Hi, I'm the guy who documented the original issue Robert forwarded.
On Friday, 11 June 2010 Buchan Milne wrote:
This is quite an old version. Time to consider an upgrade?
Red Hat Enterprise is very conservative about switching package versions during the lifetime of a single RHEL major release, though they do frequently issue backported patches. We tend to avoid replacing the shipped packages unless we can't help it.
debug1: match: OpenSSH_3.9p1 pat OpenSSH_3.* debug1: Enabling compatibility mode for protocol 2.0 debug1: Local version string SSH-2.0-OpenSSH_4.3 debug1: SSH2_MSG_KEXINIT sent Read from socket failed: Connection reset by peer
Apparently something goes wrong in the server just at the start of key exchange. The xymon ssh test reports the remote protocol and software versions, so it must converse at least that far, but I guess it doesn't go on through the key exchange.
In quite a few years in production environments with hundreds of linux servers, I haven't seen that myself ...
Have you managed to find a way to reproduce it? Have you filed a bug? IOW, maybe prevention of the problem is better than identification.
It won't be that easy to prevent until the kinks are worked out of RHEL's NFSv4 state recovery code. I.e., it's not some bug in sshd we are talking about. At the times in question, the box is partially moribund: some kernel services are deadlocked, but the sshd is still able to run just enough to accept connections and get as far as key exchange but no further. The details don't matter that much; the only point of reporting the issue on this list was to point out that xymon's current ssh test doesn't confirm the complete handshake, and maybe it would be a stronger test if it did.
...
Most of the suggestions I've seen so far on the list seem to involve running some arbitrary command on the host. That was my first idea too, but it needs some cautions.

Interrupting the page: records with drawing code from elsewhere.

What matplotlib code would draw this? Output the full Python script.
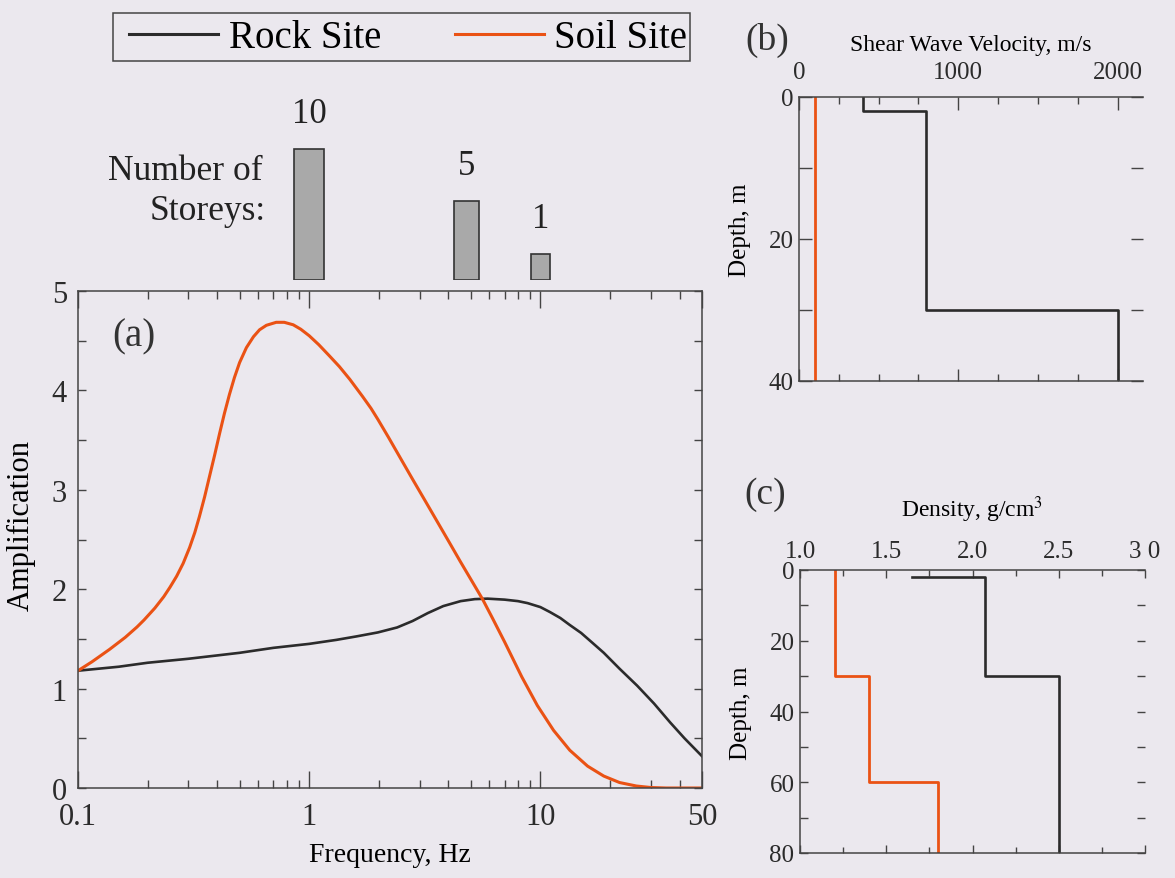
import matplotlib.pyplot as plt
from matplotlib.lines import Line2D
from matplotlib.patches import Rectangle
from matplotlib.ticker import MultipleLocator, FixedLocator, NullFormatter, FixedFormatter

plt.rcParams['font.family'] = ['Liberation Serif', 'DejaVu Serif']
plt.rcParams['mathtext.fontset'] = 'stix'

BG = '#ebe8ee'
ORANGE = '#ea5214'
DARK = '#2b2b2b'

# (a) amplification curves
rock_freq = [0.1, 0.15, 0.2, 0.3, 0.5, 0.7, 1.0, 1.31, 1.6, 1.98, 2.4, 2.8, 3.26, 3.8,
             4.52, 5.2, 5.9, 7.0, 8.0, 8.8, 10.0, 11.0, 12.2, 13.4, 15, 16.8, 18.8, 22,
             26.2, 31, 36.4, 42, 50]
rock_amp = [1.18, 1.22, 1.26, 1.30, 1.36, 1.41, 1.45, 1.49, 1.525, 1.565, 1.615, 1.68, 1.76, 1.83,
            1.88, 1.90, 1.905, 1.895, 1.88, 1.86, 1.82, 1.77, 1.71, 1.64, 1.56, 1.46, 1.36, 1.20,
            1.03, 0.85, 0.66, 0.50, 0.32]

soil_freq = [0.1, 0.115, 0.137, 0.16, 0.18, 0.193, 0.215, 0.235, 0.25, 0.267, 0.285, 0.304,
             0.32, 0.335, 0.353, 0.371, 0.39, 0.41, 0.43, 0.452, 0.475, 0.5, 0.535, 0.574,
             0.61, 0.653, 0.72, 0.78, 0.853, 0.92, 1.0, 1.1, 1.22, 1.35, 1.5, 1.7, 1.85,
             1.98, 2.2, 2.5, 2.81, 3.2, 3.6, 4.05, 4.5, 5.0, 5.62, 6.2, 7.0, 8.3, 9.7, 11.4,
             13.4, 16, 18.8, 22, 26, 30, 35, 50]
soil_amp = [1.18, 1.27, 1.395, 1.515, 1.62, 1.69, 1.81, 1.925, 2.02, 2.13, 2.26, 2.42,
            2.57, 2.73, 2.93, 3.14, 3.35, 3.57, 3.77, 3.96, 4.13, 4.28, 4.43, 4.54,
            4.61, 4.655, 4.685, 4.685, 4.66, 4.615, 4.55, 4.46, 4.35, 4.24, 4.11, 3.94, 3.82,
            3.71, 3.53, 3.305, 3.10, 2.875, 2.67, 2.465, 2.28, 2.10, 1.90, 1.71, 1.47, 1.12, 0.83,
            0.58, 0.38, 0.22, 0.12, 0.055, 0.02, 0.005, 0.0, 0.0]

# building schematic
storeys = [10, 5, 1]
bar_freq = [1.0, 4.8, 10.0]
bar_height = [131, 79, 26]
bar_width_dec = [0.13, 0.11, 0.085]

# (b) shear wave velocity profiles
rock_vs = [400, 400, 800, 800, 2000, 2000]
rock_vs_depth = [0, 2, 2, 30, 30, 40]
soil_vs = [100, 100]
soil_vs_depth = [0, 40]

# (c) density profiles
rock_rho = [1.65, 2.07, 2.07, 2.5, 2.5]
rock_rho_depth = [2, 2, 30, 30, 80]
soil_rho = [1.2, 1.2, 1.4, 1.4, 1.8, 1.8]
soil_rho_depth = [0, 30, 30, 60, 60, 80]

W, H = 1175, 879


def px_axes(fig, x0, y0, x1, y1):
    return fig.add_axes([x0 / W, 1 - y1 / H, (x1 - x0) / W, (y1 - y0) / H])


def style_box(ax, right_spine=True):
    ax.set_facecolor('none')
    for s in ax.spines.values():
        s.set_color('#444444')
        s.set_linewidth(1.1)
    ax.spines['right'].set_visible(right_spine)
    ax.tick_params(which='both', direction='in', top=True, bottom=True, left=True, right=True,
                   color='#444444', width=1.0, labelcolor='#2b2b2b')


fig = plt.figure(figsize=(W / 100, H / 100), dpi=100)
fig.patch.set_facecolor(BG)

# ---- (a) ----
ax = px_axes(fig, 78, 292, 702, 789)
style_box(ax)
ax.plot(rock_freq, rock_amp, color=DARK, lw=1.9)
ax.plot(soil_freq, soil_amp, color=ORANGE, lw=2.2)
ax.set_xscale('log')
ax.set_xlim(0.1, 50)
ax.set_ylim(0, 5)
ax.xaxis.set_major_locator(FixedLocator([0.1, 1, 10, 50]))
ax.xaxis.set_major_formatter(FixedFormatter(['0.1', '1', '10', '50']))
ax.xaxis.set_minor_locator(FixedLocator([0.2, 0.3, 0.4, 0.5, 0.6, 0.7, 0.8, 0.9,
                                         2, 3, 4, 5, 6, 7, 8, 9, 20, 30, 40]))
ax.xaxis.set_minor_formatter(NullFormatter())
ax.yaxis.set_major_locator(MultipleLocator(1))
ax.yaxis.set_minor_locator(MultipleLocator(0.5))
ax.tick_params(axis='x', which='major', length=12, labelsize=22, pad=10)
ax.tick_params(axis='x', which='minor', length=6)
ax.tick_params(axis='y', which='both', length=6, labelsize=22, pad=8)
ax.set_xlabel('Frequency, Hz', fontsize=20, labelpad=8)
ax.set_ylabel('Amplification', fontsize=22)
ax.yaxis.set_label_coords(-0.067, 0.531)
ax.text(0.0897, 0.909, '(a)', transform=ax.transAxes, fontsize=28,
        ha='center', va='center', color='#333333')

# ---- storey bars ----
axb = px_axes(fig, 78, 100, 702, 281)
axb.set_xscale('log')
axb.set_xlim(0.1, 50)
axb.set_ylim(0, 181)
axb.axis('off')
for n, f, h, w in zip(storeys, bar_freq, bar_height, bar_width_dec):
    left = f / 10 ** (w / 2)
    right = f * 10 ** (w / 2)
    axb.bar(left, h, width=right - left, align='edge', color='#a9a9a9',
            edgecolor='#333333', linewidth=1.2)
    axb.annotate(str(n), (f, h), xytext=(0, 14), textcoords='offset points',
                 ha='center', va='bottom', fontsize=25, color='#222222')
fig.text(263 / W, 1 - 172 / H, 'Number of', ha='right', va='center', fontsize=25.5, color='#222222')
fig.text(266 / W, 1 - 212 / H, 'Storeys:', ha='right', va='center', fontsize=25.5, color='#222222')

# legend
fig.patches.append(Rectangle((113 / W, 1 - 62 / H), 577 / W, 48 / H, transform=fig.transFigure,
                             facecolor='none', edgecolor='#444444', linewidth=1.1))
handles = [Line2D([], [], color=DARK, lw=2.2), Line2D([], [], color=ORANGE, lw=2.2)]
fig.legend(handles, ['Rock Site', 'Soil Site'], loc='center left',
           bbox_to_anchor=(129 / W, 1 - 39 / H), ncol=2, fontsize=28, frameon=False,
           handlelength=2.3, handletextpad=0.26, columnspacing=1.9, borderpad=0,
           borderaxespad=0)

# ---- (b) ----
axv = px_axes(fig, 799, 98, 1143, 382)
style_box(axv, right_spine=False)
axv.plot(rock_vs, rock_vs_depth, color=DARK, lw=1.9)
axv.plot(soil_vs, soil_vs_depth, color=ORANGE, lw=2.0)
axv.set_xlim(0, 2160)
axv.set_ylim(40, 0)
axv.xaxis.set_major_locator(MultipleLocator(1000))
axv.xaxis.set_minor_locator(MultipleLocator(250))
axv.yaxis.set_major_locator(MultipleLocator(20))
axv.yaxis.set_minor_locator(MultipleLocator(10))
axv.tick_params(labeltop=True, labelbottom=False)
axv.tick_params(axis='x', which='major', length=9, labelsize=18, pad=10)
axv.tick_params(axis='x', which='minor', length=5)
axv.tick_params(axis='y', which='both', length=9, labelsize=18, pad=4)
axv.xaxis.set_label_position('top')
axv.set_xlabel('Shear Wave Velocity, m/s', fontsize=17, labelpad=8)
axv.set_ylabel('Depth, m', fontsize=18)
axv.yaxis.set_label_coords(-0.14, 0.535)
fig.text(767 / W, 1 - 40 / H, '(b)', ha='center', va='center', fontsize=27, color='#333333')

# ---- (c) ----
axd = px_axes(fig, 800, 571, 1145, 854)
style_box(axd, right_spine=False)
axd.plot(rock_rho, rock_rho_depth, color=DARK, lw=1.9)
axd.plot(soil_rho, soil_rho_depth, color=ORANGE, lw=2.0)
axd.set_xlim(1.0, 3.0)
axd.set_ylim(80, 0)
axd.xaxis.set_major_locator(FixedLocator([1.0, 1.5, 2.0, 2.5, 3.0]))
axd.xaxis.set_major_formatter(FixedFormatter(['1.0', '1.5', '2.0', '2.5', '3 0']))
axd.xaxis.set_minor_locator(MultipleLocator(0.25))
axd.yaxis.set_major_locator(MultipleLocator(20))
axd.yaxis.set_minor_locator(MultipleLocator(10))
axd.tick_params(labeltop=True, labelbottom=False)
axd.tick_params(axis='x', which='major', length=6, labelsize=18, pad=6)
axd.tick_params(axis='x', which='minor', length=4)
axd.tick_params(axis='y', which='both', length=6, labelsize=18, pad=4)
axd.xaxis.set_label_position('top')
axd.set_xlabel('Density, g/cm$^3$', fontsize=17, labelpad=17)
axd.set_ylabel('Depth, m', fontsize=18)
axd.yaxis.set_label_coords(-0.14, 0.498)
fig.text(765 / W, 1 - 495 / H, '(c)', ha='center', va='center', fontsize=27, color='#333333')

fig.savefig('out.png', dpi=100, facecolor=BG)
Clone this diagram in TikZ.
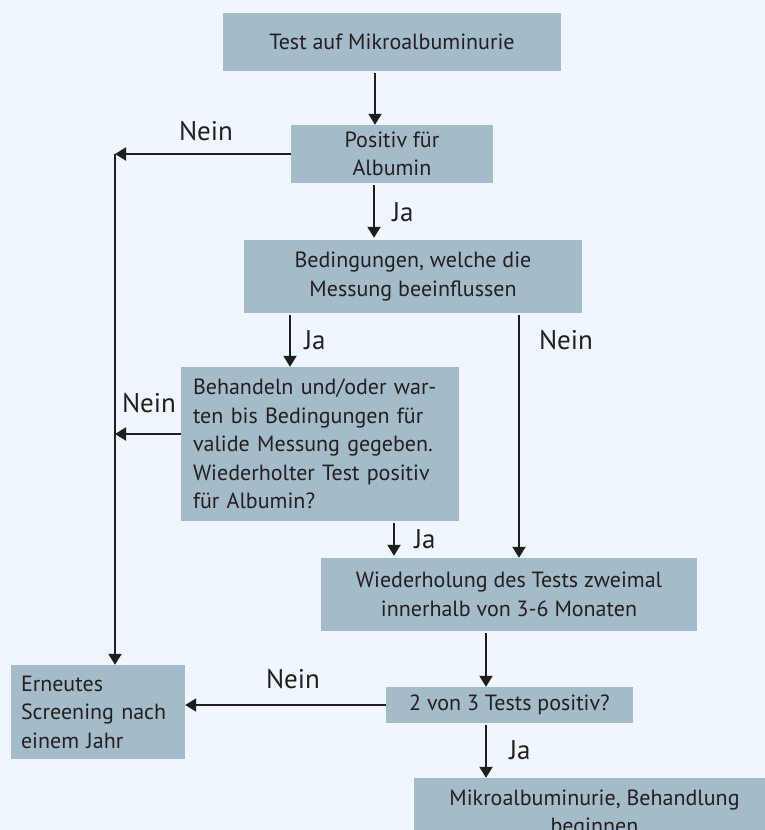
\documentclass[tikz,border=0pt]{standalone}
\usepackage{fontspec}
\setmainfont{PT Sans}
\usetikzlibrary{arrows.meta}
\definecolor{bgc}{HTML}{EFF6FE}
\definecolor{boxc}{HTML}{A4BBCA}
\definecolor{txt}{HTML}{231F20}
\definecolor{arrc}{HTML}{1E1E1E}
\newcommand{\bodyfont}{\fontsize{22}{28.5}\selectfont}
\newcommand{\labfont}{\fontsize{27}{30}\selectfont}
\tikzset{
  box/.style={fill=boxc, draw=none, inner sep=0pt, font=\bodyfont, text=txt},
  arr/.style={draw=arrc, line width=2pt, -{Triangle[width=13pt,length=11pt]}},
  lab/.style={font=\labfont, text=txt, inner sep=0pt},
}
\begin{document}
\begin{tikzpicture}[x=1pt,y=-1pt]
\useasboundingbox (0,0) rectangle (765,830);
\clip (0,0) rectangle (765,830);
\fill[bgc] (0,0) rectangle (765,830);

\node[box, minimum width=338pt, minimum height=58pt, align=center] (b1) at (392,42) {Test auf Mikroalbuminurie};
\node[box, minimum width=202pt, minimum height=58pt, align=center] (b2) at (392,154) {Positiv für\\Albumin};
\node[box, minimum width=338pt, minimum height=73pt, align=center] (b3) at (413,276.5) {Bedingungen, welche die\\Messung beeinflussen};
\node[box, minimum width=278pt, minimum height=154pt, text width=254pt, align=left] (b4) at (320,444) {Behandeln und/oder war-\\ten bis Bedingungen für\\valide Messung gegeben.\\Wiederholter Test positiv\\für Albumin?};
\node[box, minimum width=376pt, minimum height=73pt, align=center] (b5) at (509,594.5) {Wiederholung des Tests zweimal\\innerhalb von 3-6 Monaten};
\node[box, minimum width=247pt, minimum height=36pt, align=center] (b6) at (509.5,705) {2 von 3 Tests positiv?};
\node[box, minimum width=361pt, minimum height=72pt, align=center] (b7) at (594.5,814) {Mikroalbuminurie, Behandlung\\beginnen};
\node[box, minimum width=174pt, minimum height=94pt, text width=154pt, align=left] (b8) at (98,712) {Erneutes\\Screening nach\\einem Jahr};

\coordinate (j1) at (115,154);
\coordinate (j2) at (115,434);

\draw[arr] ([xshift=-17pt,yshift=-2pt]b1.south) -- ([xshift=-17pt]b2.north);
\draw[arr] (b2.west) -- (j1);
\draw[arr] (j1) -- (j1 |- b8.north);
\draw[arr] ([xshift=-18pt,yshift=-2pt]b2.south) -- ([xshift=-39pt,yshift=2pt]b3.north);
\draw[arr] ([xshift=-123pt,yshift=-2pt]b3.south) -- ([xshift=-30pt]b4.north);
\draw[arr] ([xshift=106pt,yshift=-2pt]b3.south) -- ([xshift=10pt]b5.north);
\draw[arr] ([yshift=10pt]b4.west) -- (j2);
\draw[arr] ([xshift=74pt,yshift=-2pt]b4.south) -- ([xshift=-115pt,yshift=2pt]b5.north);
\draw[arr] ([xshift=-23pt,yshift=-2pt]b5.south) -- ([xshift=-23.5pt]b6.north);
\draw[arr] (b6.west) -- (b6.west -| b8.east);
\draw[arr] ([xshift=-23.5pt,yshift=-2pt]b6.south) -- ([xshift=-108.5pt]b7.north);

\node[lab] (l1) at (206,131) {Nein};
\node[lab] (l2) at (403,212) {Ja};
\node[lab] (l3) at (315,340) {Ja};
\node[lab] (l4) at (566,340) {Nein};
\node[lab] (l5) at (149,403) {Nein};
\node[lab] (l6) at (425,539) {Ja};
\node[lab] (l7) at (293,679) {Nein};
\node[lab] (l8) at (520,750) {Ja};
\end{tikzpicture}
\end{document}
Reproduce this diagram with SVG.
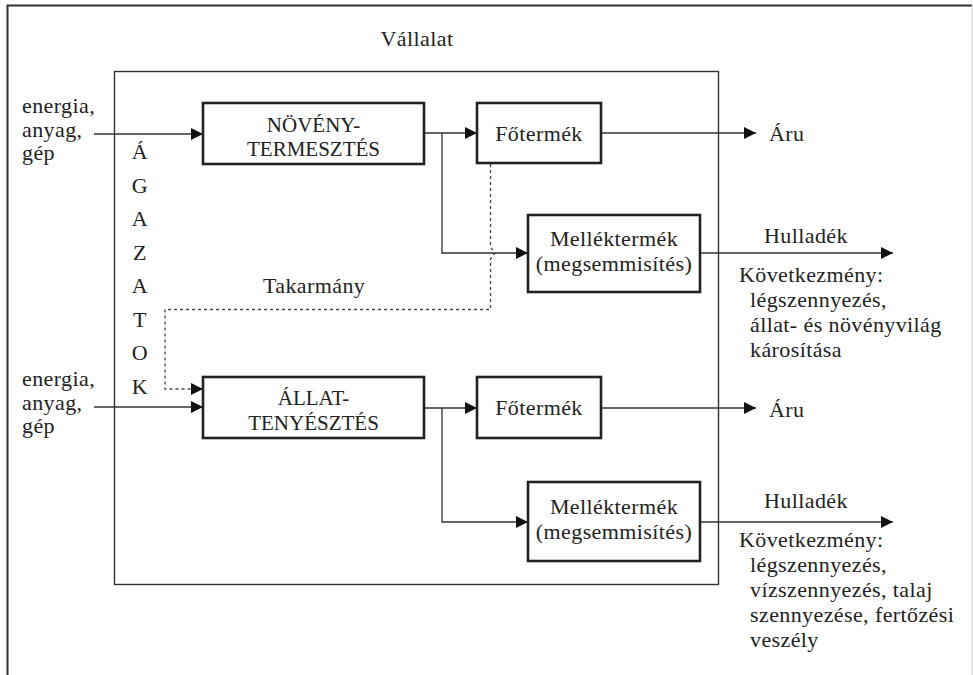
<svg xmlns="http://www.w3.org/2000/svg" width="973" height="675" viewBox="0 0 973 675">
<style>
text{font-family:"Liberation Serif","Times New Roman",serif;font-size:22px;fill:#222;letter-spacing:0.4px}
.c{text-anchor:middle}
.caps{font-size:21px;letter-spacing:0}
.box{fill:#fff;stroke:#222;stroke-width:2.6}
.ln{fill:none;stroke:#333;stroke-width:1.3}
.dot{fill:none;stroke:#444;stroke-width:1.3;stroke-dasharray:3 3}
.frame{fill:none;stroke:#333;stroke-width:1.4}
</style>
<defs>
<marker id="ah" markerUnits="userSpaceOnUse" markerWidth="12" markerHeight="12" refX="12" refY="6" orient="auto">
<path d="M0,0 L12,6 L0,12 z" fill="#111"/>
</marker>
</defs>
<rect width="973" height="675" fill="#fff"/>
<g id="outer-frame">
<path d="M7.5,675 V5.5 H972" fill="none" stroke="#333" stroke-width="2"/>
<path d="M972,5.5 V675" fill="none" stroke="#ccc" stroke-width="1"/>
<text x="417" y="46" class="c">Vállalat</text>
</g>
<g id="vallalat">
<rect x="114.5" y="71.5" width="604" height="513" class="frame"/>
</g>
<g id="agazatok">
<text x="140" y="159" class="c">Á</text>
<text x="140" y="193" class="c">G</text>
<text x="140" y="226" class="c">A</text>
<text x="140" y="260" class="c">Z</text>
<text x="140" y="293" class="c">A</text>
<text x="140" y="327" class="c">T</text>
<text x="140" y="360" class="c">O</text>
<text x="140" y="394" class="c">K</text>
</g>
<g id="connectors">
<path d="M94,134 H203" class="ln" marker-end="url(#ah)"/>
<path d="M424,133 H477" class="ln" marker-end="url(#ah)"/>
<path d="M442,133 V253 H528" class="ln" marker-end="url(#ah)"/>
<path d="M601,133 H756" class="ln" marker-end="url(#ah)"/>
<path d="M700,253 H893" class="ln" marker-end="url(#ah)"/>
<path d="M490.5,164 V247 L495,253 L490.5,259 V309.5 H165 V389 H203" class="dot" marker-end="url(#ah)"/>
<path d="M94,407 H203" class="ln" marker-end="url(#ah)"/>
<path d="M424,408 H477" class="ln" marker-end="url(#ah)"/>
<path d="M442,408 V522 H528" class="ln" marker-end="url(#ah)"/>
<path d="M601,408 H756" class="ln" marker-end="url(#ah)"/>
<path d="M700,522 H893" class="ln" marker-end="url(#ah)"/>
</g>
<g id="input-top">
<text x="22" y="113">energia,</text>
<text x="22" y="137">anyag,</text>
<text x="22" y="160">gép</text>
</g>
<g id="input-bottom">
<text x="22" y="386">energia,</text>
<text x="22" y="410">anyag,</text>
<text x="22" y="433">gép</text>
</g>
<g id="novenytermesztes">
<rect x="203" y="103" width="221" height="61" class="box"/>
<text x="313.5" y="132" class="c caps">NÖVÉNY-</text>
<text x="313.5" y="156" class="c caps">TERMESZTÉS</text>
</g>
<g id="fotermek-top">
<rect x="477" y="103" width="124" height="60" class="box"/>
<text x="539" y="141" class="c">Főtermék</text>
</g>
<g id="mellektermek-top">
<rect x="528" y="215" width="172" height="77" class="box"/>
<text x="614" y="246" class="c">Melléktermék</text>
<text x="614" y="271" class="c">(megsemmisítés)</text>
</g>
<g id="aru-top"><text x="769" y="141">Áru</text></g>
<g id="hulladek-top">
<text x="764" y="243">Hulladék</text>
<text x="739" y="282">Következmény:</text>
<text x="750" y="307">légszennyezés,</text>
<text x="750" y="332">állat- és növényvilág</text>
<text x="750" y="357">károsítása</text>
</g>
<g id="takarmany"><text x="263" y="293">Takarmány</text></g>
<g id="allattenyesztes">
<rect x="203" y="377" width="221" height="61" class="box"/>
<text x="313.5" y="405" class="c caps">ÁLLAT-</text>
<text x="313.5" y="430" class="c caps">TENYÉSZTÉS</text>
</g>
<g id="fotermek-bottom">
<rect x="477" y="377" width="124" height="61" class="box"/>
<text x="539" y="415" class="c">Főtermék</text>
</g>
<g id="mellektermek-bottom">
<rect x="528" y="482" width="172" height="79" class="box"/>
<text x="614" y="514" class="c">Melléktermék</text>
<text x="614" y="539" class="c">(megsemmisítés)</text>
</g>
<g id="aru-bottom"><text x="769" y="417">Áru</text></g>
<g id="hulladek-bottom">
<text x="764" y="508">Hulladék</text>
<text x="739" y="547">Következmény:</text>
<text x="750" y="572">légszennyezés,</text>
<text x="750" y="597">vízszennyezés, talaj</text>
<text x="750" y="622">szennyezése, fertőzési</text>
<text x="750" y="647">veszély</text>
</g>
</svg>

that requires giving xymon an identity with which to log in to the host. To avoid saving a password, that should be done with a public/ private key pair, the public key being installed in authorized_keys on each machine to be tested.
the identity should not be allowed to run arbitrary commands. an entry in authorized_keys can be limited to running a single fixed command.
the discussions of whether certain commands or files are present everywhere still seem Unix-centric; you can get ssh daemons for other OSes too, which may or may not even have something called /tmp etc.
because a fixed command should be assigned for the identity key anyway, OS heterogeneity isn't such a big problem; the fixed command could just be "echo OK" or whatever the equivalent is on another OS.
However, because that approach does require extra setup on each client machine (create a uid or pick some existing one like nobody, set up authorized_keys to accept the xymon identity and run the fixed command), an approach based on ssh-keyscan might be a reasonable compromise. It doesn't require extra setup on the host or permission to log in, and it does confirm at least that enough of the OS is working for the ssh daemon to retrieve its keys.
Chapman Flack